The VDB Monday Must-Read Sentence is a highly competitive affair — that we knew. But only the News-Obsessed Ectomorphs who slave from Friday dusk to Monday dawn, culling that precious single line from ton after ton of raw journalistic ore, know exactly how competitive.
Case in point: CNN this past Sunday.
First came Senator Chuck Hagel (R-Neb and bit-chomping Republican candidate for President), speaking on Sunday’s This Week with George Stephanopoulos.
Asked the hot Abramhoff question — should the Bush administration release details of White House meetings with the disgraced lobbyist, including photos — Hagel served up some USDA-Choice MMRS: “‘Get it out. Get it out. Come on,’ Hagel said, adding the photos will eventually leak out anyway.”
In his excitement, of course, Hagel broke out the MMRS into three nominally independent units, but VDB read it as a single impassioned statement of disgust.
And we were impressed. It looked like a done deal — MMRS to Hagel.
But Bush spokesman Dan Bartlett came out to play Sunday.
And he waited until the wee hours, and then pounced. Speaking on CNN’s Late Edition, Bartlett unleashed a line that was not only breathtakingly Nixonian, but fiercely indeterminate in its grammar.
This time the issue was warrantless wiretaps: Should we have an honest debate about the warrantless wiretapping program, about whether Bush embodies extra-Constitutional power?
No, Bartlett argued — additional briefings and debate with Congress could risk security by tipping off the enemy.
“There’s no way that we can confidently say that by having a debate about changing the law would not unearth new operational details that would only tell the enemy exactly how we’re surveilling them — and that’s something that is just unacceptable.”

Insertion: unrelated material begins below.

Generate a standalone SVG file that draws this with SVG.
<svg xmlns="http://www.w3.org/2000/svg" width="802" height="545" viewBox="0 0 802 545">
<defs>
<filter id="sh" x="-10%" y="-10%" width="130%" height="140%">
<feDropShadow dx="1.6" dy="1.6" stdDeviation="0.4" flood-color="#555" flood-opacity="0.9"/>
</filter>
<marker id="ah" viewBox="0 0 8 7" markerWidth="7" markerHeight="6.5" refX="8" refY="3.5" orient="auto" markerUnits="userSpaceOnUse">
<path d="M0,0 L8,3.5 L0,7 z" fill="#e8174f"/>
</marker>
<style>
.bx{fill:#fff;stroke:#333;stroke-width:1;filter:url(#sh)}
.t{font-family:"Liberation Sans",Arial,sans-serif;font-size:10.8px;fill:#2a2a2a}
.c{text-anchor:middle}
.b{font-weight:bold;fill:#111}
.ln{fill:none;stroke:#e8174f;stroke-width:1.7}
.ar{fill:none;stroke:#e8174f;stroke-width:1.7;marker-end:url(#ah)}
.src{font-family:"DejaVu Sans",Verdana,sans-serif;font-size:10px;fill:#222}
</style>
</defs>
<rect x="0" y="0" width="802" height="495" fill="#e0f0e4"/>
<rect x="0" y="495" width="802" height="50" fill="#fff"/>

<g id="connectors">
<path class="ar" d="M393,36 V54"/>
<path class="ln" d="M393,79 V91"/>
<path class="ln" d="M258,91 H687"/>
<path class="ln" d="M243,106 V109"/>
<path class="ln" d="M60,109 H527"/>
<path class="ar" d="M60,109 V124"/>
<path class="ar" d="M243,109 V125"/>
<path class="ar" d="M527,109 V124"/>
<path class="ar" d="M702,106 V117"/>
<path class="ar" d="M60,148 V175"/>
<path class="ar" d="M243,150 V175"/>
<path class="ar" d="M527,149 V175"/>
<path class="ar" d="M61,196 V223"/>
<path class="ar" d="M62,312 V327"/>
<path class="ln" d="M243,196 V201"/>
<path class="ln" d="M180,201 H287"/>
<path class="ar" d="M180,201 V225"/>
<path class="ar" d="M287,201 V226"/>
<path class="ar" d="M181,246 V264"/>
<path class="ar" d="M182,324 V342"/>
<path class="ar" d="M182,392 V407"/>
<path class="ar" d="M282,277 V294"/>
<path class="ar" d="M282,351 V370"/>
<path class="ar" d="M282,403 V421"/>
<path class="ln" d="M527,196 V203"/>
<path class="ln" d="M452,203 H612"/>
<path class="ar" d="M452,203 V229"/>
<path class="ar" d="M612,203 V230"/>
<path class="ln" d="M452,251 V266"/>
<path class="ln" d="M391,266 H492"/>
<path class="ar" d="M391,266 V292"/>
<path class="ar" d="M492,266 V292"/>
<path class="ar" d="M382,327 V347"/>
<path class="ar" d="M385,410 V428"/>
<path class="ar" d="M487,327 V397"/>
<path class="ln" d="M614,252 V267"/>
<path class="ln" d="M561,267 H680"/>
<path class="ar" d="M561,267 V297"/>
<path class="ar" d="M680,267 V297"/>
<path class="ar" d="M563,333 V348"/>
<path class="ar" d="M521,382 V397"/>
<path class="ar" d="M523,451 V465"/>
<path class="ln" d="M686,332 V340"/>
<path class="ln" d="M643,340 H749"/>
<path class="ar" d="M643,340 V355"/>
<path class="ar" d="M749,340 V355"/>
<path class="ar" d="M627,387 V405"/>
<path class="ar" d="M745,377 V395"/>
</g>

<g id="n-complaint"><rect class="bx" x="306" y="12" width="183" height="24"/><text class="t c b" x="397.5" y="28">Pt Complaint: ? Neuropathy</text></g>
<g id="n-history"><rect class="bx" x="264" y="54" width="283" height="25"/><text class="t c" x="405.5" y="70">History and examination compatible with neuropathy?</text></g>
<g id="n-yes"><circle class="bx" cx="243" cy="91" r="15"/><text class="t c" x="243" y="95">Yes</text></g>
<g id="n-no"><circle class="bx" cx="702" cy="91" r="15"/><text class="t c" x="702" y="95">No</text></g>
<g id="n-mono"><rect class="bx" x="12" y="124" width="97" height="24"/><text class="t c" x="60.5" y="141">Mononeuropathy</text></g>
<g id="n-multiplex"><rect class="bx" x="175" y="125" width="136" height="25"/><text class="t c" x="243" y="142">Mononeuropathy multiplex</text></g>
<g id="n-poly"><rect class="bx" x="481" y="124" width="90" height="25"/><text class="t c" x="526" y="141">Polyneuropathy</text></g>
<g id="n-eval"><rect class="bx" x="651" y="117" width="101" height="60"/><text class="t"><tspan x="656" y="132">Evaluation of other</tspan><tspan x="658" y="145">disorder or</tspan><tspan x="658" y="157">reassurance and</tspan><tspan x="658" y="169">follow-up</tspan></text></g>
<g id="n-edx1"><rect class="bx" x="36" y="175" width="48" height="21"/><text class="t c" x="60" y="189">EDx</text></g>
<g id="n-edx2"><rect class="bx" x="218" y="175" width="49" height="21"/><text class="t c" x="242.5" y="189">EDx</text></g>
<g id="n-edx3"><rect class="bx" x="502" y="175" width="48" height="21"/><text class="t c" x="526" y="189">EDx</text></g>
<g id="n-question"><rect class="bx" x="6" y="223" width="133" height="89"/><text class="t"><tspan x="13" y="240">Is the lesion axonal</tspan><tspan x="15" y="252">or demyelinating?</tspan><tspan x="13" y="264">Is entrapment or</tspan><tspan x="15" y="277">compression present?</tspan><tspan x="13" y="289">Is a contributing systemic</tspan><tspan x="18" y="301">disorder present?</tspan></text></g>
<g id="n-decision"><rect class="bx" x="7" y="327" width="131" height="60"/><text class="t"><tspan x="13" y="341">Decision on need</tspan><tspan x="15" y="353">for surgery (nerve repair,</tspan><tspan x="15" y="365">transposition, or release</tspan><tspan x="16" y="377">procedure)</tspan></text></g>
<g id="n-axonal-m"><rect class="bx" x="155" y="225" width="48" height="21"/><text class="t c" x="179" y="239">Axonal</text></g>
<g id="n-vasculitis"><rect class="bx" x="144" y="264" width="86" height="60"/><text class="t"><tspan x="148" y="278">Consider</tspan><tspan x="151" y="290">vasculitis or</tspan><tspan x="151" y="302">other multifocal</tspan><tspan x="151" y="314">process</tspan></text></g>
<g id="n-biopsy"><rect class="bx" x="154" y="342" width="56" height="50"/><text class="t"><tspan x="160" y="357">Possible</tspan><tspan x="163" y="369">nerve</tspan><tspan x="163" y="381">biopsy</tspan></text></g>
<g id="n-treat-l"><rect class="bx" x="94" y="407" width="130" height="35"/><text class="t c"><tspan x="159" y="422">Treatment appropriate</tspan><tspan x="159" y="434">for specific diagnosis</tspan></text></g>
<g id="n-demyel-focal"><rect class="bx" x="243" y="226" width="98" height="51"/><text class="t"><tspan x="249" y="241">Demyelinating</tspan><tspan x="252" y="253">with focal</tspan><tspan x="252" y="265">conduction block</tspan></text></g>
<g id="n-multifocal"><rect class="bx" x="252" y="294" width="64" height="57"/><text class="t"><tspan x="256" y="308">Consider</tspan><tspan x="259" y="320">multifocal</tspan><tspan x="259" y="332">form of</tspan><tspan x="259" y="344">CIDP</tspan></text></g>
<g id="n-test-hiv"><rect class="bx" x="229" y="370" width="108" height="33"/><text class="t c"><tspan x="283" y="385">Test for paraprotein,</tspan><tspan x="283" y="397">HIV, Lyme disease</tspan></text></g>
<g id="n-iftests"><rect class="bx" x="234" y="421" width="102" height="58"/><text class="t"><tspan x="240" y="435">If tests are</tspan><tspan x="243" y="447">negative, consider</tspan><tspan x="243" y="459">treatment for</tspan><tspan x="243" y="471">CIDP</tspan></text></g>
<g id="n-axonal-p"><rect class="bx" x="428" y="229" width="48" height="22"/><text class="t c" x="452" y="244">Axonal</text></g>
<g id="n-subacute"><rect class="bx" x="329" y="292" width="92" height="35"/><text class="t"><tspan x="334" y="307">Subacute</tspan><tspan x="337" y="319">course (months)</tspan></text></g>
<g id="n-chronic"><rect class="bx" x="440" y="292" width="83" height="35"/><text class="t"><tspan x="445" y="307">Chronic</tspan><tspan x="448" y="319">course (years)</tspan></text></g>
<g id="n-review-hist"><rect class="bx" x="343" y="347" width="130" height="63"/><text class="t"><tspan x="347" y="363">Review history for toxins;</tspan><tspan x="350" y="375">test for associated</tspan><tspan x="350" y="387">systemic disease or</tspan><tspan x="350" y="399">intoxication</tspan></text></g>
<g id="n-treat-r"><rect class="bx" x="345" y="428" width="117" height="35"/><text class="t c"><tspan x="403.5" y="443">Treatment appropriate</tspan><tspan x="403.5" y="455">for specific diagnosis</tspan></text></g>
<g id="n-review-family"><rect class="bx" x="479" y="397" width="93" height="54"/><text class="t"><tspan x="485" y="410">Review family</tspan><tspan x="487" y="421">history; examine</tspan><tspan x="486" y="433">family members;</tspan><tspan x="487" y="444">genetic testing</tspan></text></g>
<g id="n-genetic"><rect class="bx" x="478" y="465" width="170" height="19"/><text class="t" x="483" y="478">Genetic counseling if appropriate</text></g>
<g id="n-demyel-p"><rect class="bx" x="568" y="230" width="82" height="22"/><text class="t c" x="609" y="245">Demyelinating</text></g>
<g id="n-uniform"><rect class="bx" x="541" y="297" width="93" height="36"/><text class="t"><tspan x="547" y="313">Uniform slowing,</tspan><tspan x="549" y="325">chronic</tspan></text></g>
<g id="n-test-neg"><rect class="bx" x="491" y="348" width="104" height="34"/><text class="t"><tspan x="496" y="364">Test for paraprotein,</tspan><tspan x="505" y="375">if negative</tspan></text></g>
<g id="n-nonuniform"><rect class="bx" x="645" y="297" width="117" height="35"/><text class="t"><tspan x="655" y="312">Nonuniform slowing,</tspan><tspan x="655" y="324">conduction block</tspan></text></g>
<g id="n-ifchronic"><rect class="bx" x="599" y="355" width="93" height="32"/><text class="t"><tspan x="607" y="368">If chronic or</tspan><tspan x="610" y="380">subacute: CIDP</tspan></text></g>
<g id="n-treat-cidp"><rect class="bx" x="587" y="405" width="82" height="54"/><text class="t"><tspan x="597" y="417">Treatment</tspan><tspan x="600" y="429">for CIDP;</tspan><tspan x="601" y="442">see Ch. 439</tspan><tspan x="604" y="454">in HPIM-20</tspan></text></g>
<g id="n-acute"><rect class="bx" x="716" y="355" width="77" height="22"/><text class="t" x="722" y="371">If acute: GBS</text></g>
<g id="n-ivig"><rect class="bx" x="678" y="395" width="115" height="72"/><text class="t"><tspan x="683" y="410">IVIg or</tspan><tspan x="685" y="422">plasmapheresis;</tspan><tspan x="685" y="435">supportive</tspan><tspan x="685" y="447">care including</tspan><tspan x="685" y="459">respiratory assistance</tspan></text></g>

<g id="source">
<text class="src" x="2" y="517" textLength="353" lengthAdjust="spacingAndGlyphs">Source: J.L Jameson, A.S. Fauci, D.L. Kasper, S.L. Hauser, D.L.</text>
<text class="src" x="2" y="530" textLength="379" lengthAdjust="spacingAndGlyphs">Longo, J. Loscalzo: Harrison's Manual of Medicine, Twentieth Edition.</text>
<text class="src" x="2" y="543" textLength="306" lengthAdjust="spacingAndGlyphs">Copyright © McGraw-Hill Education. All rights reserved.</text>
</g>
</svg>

Hagel made news, but Bartlett made history — for arguing outright that Americans no longer have the ability to challenge the Executive Branch in any forum, or through any representative, and this for their own collective good.
So hearty congratulations to Dan Bartlett. You pulled it out in the clutch, and you’ll always have that to remember — after you’re eventually sidelined by the Vice President’s inner-circle for making an infinitesimal slip in doctrine, forced to retire, audited relentlessly by the good docile folks at the IRS and the Justice Department, and then thrown into a death-like coma when your local pharmacist misreads your Medicare D eligibility, a coma from which you slip unaware into death itself, as into a soothing dream of a better, kinder, quieter world.